■ **WHAT YOU SHOULD DO**
Reproduce, please, the span of lines beginning at the line with "Write a Python" and ending at the line with "import seaborn as sns", inclusive, minus any pictures.

# start of INPUT

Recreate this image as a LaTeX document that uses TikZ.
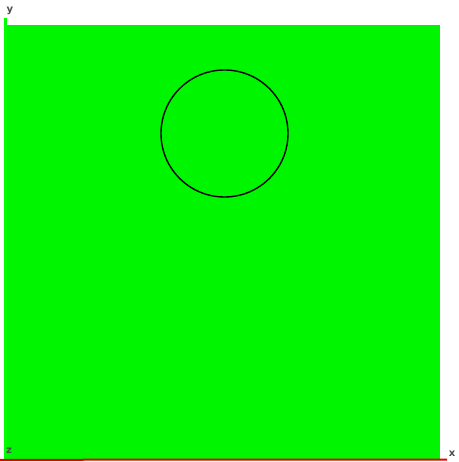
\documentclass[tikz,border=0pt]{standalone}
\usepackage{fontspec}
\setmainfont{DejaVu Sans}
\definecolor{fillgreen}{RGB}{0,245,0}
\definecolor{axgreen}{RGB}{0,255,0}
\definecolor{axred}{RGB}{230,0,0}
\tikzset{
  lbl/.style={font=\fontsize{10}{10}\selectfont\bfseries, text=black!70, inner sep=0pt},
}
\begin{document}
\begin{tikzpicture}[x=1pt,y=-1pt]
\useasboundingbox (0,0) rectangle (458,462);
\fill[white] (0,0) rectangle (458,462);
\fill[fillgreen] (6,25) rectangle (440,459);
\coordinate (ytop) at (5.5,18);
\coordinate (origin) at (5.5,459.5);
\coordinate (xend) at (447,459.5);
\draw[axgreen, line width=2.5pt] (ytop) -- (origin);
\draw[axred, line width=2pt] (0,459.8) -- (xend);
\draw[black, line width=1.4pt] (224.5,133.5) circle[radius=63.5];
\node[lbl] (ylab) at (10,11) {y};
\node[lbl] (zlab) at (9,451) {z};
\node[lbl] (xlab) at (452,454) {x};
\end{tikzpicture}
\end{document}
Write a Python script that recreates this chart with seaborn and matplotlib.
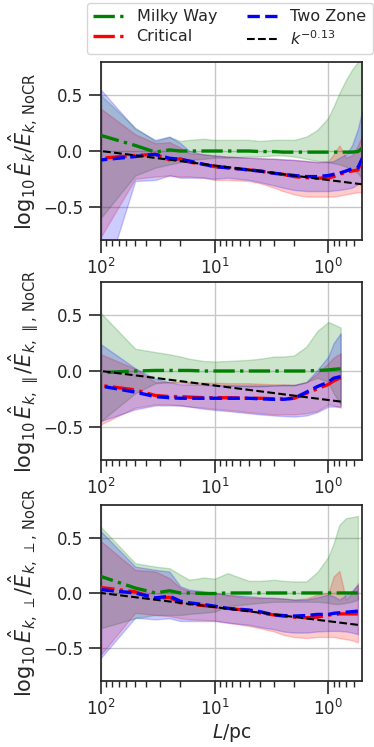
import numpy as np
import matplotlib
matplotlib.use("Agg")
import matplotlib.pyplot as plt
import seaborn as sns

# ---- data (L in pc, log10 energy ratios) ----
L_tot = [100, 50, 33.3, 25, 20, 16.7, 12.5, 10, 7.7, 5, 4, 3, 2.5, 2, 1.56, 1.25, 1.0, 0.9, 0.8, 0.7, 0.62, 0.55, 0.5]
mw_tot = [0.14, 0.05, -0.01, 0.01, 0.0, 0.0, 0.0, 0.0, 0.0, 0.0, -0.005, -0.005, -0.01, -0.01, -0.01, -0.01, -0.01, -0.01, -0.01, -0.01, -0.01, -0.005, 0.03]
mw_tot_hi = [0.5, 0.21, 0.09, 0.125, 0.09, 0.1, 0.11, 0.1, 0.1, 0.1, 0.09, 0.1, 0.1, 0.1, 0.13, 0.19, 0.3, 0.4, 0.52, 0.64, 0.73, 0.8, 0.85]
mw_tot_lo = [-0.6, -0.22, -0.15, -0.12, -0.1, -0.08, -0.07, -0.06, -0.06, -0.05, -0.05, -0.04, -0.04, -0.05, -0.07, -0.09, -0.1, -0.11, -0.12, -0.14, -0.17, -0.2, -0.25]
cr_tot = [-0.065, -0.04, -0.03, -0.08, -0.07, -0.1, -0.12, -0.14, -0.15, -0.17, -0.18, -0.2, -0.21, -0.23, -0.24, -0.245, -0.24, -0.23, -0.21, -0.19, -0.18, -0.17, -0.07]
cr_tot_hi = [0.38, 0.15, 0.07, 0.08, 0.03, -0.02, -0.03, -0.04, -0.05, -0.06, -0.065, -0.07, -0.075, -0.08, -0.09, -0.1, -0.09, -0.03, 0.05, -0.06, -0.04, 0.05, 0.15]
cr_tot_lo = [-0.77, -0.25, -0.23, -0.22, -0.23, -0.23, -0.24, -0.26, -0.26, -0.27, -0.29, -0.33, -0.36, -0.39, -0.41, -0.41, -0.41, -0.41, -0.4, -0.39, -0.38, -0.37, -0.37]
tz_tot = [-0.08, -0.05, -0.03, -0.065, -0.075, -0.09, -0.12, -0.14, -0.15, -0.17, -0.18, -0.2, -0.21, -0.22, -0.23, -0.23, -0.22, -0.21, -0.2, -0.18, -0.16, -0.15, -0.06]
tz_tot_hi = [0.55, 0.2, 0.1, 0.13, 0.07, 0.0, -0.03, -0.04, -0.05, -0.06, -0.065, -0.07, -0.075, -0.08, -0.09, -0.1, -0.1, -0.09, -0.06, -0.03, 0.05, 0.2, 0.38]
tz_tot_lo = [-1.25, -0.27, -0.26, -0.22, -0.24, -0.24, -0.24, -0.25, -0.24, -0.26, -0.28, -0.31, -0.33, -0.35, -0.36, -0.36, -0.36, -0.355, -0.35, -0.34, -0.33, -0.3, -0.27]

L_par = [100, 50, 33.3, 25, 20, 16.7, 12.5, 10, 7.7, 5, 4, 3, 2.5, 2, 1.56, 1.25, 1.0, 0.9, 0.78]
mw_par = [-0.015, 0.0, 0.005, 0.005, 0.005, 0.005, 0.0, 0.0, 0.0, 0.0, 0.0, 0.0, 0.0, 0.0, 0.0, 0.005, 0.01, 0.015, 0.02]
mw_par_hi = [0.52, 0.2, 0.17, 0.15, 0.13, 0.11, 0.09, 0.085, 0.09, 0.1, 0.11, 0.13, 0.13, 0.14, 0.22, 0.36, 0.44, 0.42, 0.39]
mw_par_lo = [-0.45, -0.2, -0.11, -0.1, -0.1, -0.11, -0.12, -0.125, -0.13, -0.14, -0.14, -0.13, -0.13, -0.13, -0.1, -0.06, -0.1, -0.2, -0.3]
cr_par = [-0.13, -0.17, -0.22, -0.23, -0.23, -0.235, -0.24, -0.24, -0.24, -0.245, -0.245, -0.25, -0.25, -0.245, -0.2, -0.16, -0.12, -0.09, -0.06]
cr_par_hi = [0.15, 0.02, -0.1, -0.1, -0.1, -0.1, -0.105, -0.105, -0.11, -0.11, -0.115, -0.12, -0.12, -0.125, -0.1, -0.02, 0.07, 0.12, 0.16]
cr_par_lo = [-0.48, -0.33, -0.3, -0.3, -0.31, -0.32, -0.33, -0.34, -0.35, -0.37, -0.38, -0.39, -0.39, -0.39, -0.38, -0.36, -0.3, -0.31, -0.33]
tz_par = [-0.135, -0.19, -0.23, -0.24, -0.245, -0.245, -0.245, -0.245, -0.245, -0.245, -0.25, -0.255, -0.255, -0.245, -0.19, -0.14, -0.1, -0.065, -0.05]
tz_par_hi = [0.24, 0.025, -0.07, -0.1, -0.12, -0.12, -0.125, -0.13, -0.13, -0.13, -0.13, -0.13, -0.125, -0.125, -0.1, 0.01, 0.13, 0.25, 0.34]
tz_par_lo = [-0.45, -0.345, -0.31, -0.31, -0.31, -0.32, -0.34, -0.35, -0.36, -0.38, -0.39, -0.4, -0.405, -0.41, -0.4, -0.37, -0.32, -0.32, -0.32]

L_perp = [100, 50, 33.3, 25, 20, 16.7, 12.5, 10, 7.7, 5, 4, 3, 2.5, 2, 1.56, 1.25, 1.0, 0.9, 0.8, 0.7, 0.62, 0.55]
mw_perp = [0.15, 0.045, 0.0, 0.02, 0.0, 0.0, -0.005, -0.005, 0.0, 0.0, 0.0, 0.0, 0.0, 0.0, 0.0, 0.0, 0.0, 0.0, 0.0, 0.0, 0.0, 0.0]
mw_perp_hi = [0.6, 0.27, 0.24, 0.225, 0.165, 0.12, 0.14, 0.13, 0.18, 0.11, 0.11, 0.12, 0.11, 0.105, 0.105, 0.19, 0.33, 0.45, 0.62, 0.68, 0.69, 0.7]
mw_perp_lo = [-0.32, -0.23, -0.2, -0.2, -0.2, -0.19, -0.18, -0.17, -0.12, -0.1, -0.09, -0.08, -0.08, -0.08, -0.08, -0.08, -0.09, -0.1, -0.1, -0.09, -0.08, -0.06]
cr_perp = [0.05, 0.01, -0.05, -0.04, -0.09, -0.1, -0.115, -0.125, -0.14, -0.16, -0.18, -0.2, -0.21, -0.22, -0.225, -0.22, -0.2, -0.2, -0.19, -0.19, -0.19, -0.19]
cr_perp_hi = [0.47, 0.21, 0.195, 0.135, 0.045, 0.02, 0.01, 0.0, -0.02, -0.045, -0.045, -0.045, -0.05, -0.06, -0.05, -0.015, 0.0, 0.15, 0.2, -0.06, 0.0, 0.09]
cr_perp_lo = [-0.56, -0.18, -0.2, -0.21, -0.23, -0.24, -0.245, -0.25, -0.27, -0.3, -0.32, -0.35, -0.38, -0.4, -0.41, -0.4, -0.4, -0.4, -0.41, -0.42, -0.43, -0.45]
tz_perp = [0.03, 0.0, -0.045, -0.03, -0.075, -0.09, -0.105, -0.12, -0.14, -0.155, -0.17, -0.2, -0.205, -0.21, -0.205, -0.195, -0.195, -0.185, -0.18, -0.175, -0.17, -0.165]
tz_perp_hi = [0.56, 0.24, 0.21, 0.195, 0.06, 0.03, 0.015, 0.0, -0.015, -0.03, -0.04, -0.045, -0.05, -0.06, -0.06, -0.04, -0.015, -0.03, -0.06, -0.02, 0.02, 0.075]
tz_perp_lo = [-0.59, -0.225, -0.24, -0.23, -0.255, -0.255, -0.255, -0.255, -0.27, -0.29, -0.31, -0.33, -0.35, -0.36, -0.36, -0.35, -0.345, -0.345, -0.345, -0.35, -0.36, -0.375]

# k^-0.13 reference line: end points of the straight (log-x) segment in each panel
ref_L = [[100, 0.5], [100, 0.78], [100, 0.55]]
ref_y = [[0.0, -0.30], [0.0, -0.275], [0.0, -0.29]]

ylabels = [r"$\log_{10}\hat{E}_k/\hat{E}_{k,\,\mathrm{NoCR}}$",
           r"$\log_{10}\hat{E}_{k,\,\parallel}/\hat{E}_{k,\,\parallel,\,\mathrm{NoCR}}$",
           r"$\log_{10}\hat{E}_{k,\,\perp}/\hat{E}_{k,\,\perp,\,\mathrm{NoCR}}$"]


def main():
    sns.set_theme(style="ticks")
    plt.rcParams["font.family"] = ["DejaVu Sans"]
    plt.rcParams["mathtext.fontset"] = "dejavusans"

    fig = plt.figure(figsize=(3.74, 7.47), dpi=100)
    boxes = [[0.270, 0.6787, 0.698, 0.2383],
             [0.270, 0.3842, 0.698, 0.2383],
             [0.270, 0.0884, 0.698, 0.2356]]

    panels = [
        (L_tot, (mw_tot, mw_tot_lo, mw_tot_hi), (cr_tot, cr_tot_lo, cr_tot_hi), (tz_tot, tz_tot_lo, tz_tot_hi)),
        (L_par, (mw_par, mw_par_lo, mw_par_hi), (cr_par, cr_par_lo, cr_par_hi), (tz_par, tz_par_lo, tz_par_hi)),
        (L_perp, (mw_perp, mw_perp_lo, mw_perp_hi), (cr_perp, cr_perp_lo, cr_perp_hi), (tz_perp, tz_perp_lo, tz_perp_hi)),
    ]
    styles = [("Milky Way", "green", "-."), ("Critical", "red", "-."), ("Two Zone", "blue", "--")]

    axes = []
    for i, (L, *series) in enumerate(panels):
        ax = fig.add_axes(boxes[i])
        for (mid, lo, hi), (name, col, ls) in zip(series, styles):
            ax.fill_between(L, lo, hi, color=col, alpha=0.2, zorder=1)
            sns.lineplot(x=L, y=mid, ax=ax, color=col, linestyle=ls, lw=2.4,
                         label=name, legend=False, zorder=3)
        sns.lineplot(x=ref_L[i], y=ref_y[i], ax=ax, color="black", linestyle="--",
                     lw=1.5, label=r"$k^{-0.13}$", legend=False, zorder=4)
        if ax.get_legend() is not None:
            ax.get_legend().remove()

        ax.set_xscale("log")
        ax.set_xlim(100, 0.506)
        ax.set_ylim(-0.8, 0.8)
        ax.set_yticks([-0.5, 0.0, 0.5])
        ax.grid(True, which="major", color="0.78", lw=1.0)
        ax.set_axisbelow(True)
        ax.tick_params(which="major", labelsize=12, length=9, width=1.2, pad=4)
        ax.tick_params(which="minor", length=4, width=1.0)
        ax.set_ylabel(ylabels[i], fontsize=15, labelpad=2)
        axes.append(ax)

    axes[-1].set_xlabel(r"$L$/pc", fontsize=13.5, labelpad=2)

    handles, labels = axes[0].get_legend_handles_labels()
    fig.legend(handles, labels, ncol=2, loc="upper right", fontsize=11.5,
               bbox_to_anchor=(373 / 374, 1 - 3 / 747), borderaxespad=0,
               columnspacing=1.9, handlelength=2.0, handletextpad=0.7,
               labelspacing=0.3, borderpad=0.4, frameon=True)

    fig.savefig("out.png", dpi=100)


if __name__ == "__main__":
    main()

# end of INPUT

■ **ANSWER TO THE EXERCISE**
Write a Python script that recreates this chart with seaborn and matplotlib.
import numpy as np
import matplotlib
matplotlib.use("Agg")
import matplotlib.pyplot as plt
import seaborn as sns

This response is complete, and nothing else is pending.